7.3 Customer will indemnify, defend and hold harmless Tars Tech and its affiliates from and against any claim arising from Customer’s misuse of the Services, its content or any violation of this Agreement. Tars Tech’s indemnification obligations (if any) are subject to Section 6 of this Agreement.


8. Acceptable Use & Third-Party Content

8.1 Customer and its Authorized Users must comply with all the applicable laws, including those applicable to third-party platforms from which the Services derive content.

8.2 Customer acknowledges that the Services may provide access to content from third-party platforms (“Third-Party Content”) and agrees not to publicly display, publish or distribute such content unless expressly permitted under the Order Form and the policies of the third-party platform.

8.3 Customer will not use the Services for law enforcement, surveillance, tracking of individuals, discrimination, or other illegal or unethical purposes.

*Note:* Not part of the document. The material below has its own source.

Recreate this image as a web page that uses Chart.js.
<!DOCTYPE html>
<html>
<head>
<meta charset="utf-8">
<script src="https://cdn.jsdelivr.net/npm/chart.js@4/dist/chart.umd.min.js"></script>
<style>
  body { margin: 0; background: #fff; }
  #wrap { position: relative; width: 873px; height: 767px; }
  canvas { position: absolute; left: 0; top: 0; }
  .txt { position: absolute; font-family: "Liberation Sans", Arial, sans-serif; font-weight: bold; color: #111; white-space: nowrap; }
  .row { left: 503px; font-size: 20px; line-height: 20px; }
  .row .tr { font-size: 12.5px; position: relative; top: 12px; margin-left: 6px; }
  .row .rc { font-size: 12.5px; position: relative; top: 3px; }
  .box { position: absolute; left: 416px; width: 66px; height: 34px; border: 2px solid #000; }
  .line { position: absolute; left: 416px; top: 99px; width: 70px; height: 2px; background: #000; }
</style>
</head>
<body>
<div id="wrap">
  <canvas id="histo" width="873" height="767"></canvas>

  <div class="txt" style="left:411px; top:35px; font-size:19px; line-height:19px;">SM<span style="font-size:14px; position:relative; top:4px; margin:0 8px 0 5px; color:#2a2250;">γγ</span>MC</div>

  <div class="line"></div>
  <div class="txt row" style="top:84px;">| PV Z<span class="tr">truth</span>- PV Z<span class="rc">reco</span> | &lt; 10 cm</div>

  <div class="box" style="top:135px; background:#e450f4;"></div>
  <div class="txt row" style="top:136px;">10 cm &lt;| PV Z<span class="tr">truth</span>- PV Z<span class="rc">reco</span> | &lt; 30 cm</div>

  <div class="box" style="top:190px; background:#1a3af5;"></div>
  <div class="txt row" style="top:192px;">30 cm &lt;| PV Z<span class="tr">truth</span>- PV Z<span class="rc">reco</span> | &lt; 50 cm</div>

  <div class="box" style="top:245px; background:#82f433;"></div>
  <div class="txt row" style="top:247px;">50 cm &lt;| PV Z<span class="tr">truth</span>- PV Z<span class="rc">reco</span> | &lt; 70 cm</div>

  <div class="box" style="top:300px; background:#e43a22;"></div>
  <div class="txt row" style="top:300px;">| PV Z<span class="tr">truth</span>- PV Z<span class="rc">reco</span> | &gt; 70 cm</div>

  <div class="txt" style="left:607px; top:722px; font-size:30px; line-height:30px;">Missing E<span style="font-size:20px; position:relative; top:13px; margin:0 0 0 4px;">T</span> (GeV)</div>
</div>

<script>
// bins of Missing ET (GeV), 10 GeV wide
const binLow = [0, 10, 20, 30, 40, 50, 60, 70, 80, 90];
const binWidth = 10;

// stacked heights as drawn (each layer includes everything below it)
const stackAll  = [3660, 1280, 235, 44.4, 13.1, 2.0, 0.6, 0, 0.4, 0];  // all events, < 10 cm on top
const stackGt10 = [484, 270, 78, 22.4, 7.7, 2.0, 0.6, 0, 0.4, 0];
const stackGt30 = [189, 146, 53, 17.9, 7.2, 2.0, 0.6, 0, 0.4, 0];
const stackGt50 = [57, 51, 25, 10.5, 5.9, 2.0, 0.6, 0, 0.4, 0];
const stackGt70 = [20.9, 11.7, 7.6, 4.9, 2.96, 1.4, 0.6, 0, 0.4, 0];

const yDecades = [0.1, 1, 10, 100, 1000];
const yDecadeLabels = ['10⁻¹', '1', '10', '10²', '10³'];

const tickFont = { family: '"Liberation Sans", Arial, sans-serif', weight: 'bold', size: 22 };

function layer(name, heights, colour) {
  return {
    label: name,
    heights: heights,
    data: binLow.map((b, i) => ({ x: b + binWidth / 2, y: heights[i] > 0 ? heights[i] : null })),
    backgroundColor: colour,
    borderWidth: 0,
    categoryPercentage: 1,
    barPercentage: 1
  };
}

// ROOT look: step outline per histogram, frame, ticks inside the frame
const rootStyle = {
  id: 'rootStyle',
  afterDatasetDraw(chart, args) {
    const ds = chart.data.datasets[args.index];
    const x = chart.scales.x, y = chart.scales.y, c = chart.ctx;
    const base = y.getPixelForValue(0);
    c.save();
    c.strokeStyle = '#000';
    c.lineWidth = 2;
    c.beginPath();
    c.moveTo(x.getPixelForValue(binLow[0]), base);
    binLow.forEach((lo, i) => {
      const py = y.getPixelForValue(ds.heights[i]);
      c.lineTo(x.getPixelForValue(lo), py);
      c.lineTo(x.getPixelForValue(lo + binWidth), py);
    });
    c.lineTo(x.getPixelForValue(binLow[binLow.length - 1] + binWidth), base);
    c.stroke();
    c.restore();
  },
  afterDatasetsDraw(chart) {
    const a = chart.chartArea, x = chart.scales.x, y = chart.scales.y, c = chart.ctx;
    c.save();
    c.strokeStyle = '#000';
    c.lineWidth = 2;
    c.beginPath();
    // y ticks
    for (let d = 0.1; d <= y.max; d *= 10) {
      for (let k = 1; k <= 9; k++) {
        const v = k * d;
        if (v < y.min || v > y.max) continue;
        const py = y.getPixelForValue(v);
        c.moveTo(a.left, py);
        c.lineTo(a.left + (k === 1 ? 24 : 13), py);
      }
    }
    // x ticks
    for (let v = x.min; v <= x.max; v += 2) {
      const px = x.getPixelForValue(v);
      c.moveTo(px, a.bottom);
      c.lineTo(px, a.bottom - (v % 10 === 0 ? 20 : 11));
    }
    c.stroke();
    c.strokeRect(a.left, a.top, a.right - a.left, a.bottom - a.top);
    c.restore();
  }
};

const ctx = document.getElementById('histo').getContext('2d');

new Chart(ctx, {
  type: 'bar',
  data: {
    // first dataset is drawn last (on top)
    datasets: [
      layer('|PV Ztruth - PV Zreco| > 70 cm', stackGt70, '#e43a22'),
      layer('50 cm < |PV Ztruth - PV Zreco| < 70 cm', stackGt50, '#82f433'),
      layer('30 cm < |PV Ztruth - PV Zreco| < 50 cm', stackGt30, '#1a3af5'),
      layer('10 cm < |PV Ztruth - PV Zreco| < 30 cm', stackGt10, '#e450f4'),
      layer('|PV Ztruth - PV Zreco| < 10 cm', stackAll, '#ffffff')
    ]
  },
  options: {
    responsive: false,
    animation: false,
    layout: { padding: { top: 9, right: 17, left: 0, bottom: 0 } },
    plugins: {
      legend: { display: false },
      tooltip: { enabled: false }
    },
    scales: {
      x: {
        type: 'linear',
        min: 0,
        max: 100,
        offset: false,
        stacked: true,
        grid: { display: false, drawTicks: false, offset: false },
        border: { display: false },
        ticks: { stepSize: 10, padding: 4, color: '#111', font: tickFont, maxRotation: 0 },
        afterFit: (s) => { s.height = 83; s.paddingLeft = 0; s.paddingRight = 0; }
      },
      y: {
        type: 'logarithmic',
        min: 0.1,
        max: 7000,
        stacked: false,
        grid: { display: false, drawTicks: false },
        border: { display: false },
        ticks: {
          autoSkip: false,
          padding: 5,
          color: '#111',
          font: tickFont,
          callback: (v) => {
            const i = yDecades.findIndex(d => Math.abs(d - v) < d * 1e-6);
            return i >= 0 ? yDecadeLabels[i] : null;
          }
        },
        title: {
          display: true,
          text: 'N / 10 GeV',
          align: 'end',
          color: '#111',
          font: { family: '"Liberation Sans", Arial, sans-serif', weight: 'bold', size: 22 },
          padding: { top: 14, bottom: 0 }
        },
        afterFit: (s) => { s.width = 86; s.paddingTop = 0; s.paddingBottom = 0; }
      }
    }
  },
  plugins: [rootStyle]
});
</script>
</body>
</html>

9. Governing Law, Dispute Resolution & Notices

9.1 This Agreement will be governed by the laws of [State/Province, Country] without regard to its conflict of law provisions.

9.2 Any dispute arising under this Agreement shall be resolved by binding arbitration in [City, Country], unless otherwise agreed in writing. Customer waives any right to participate in class actions, except where prohibited by law.

9.3 Notices to Customer will be sent via email or an in-platform message to the primary contact; notices to Tars Tech will be addressed to:

Tarstech, Inc.

Email: legal@tarstech.com


10. Amendments & Severability

10.1 Tars Tech may change these Terms at any time by posting the revised terms on its website and notifying the Customer. Continued use of the Services after the effective date of changes shall constitute acceptance of the revised Terms.

10.2 If any provision of this Agreement is held invalid or unenforceable, the remaining provisions of this Agreement will continue in full force and effect.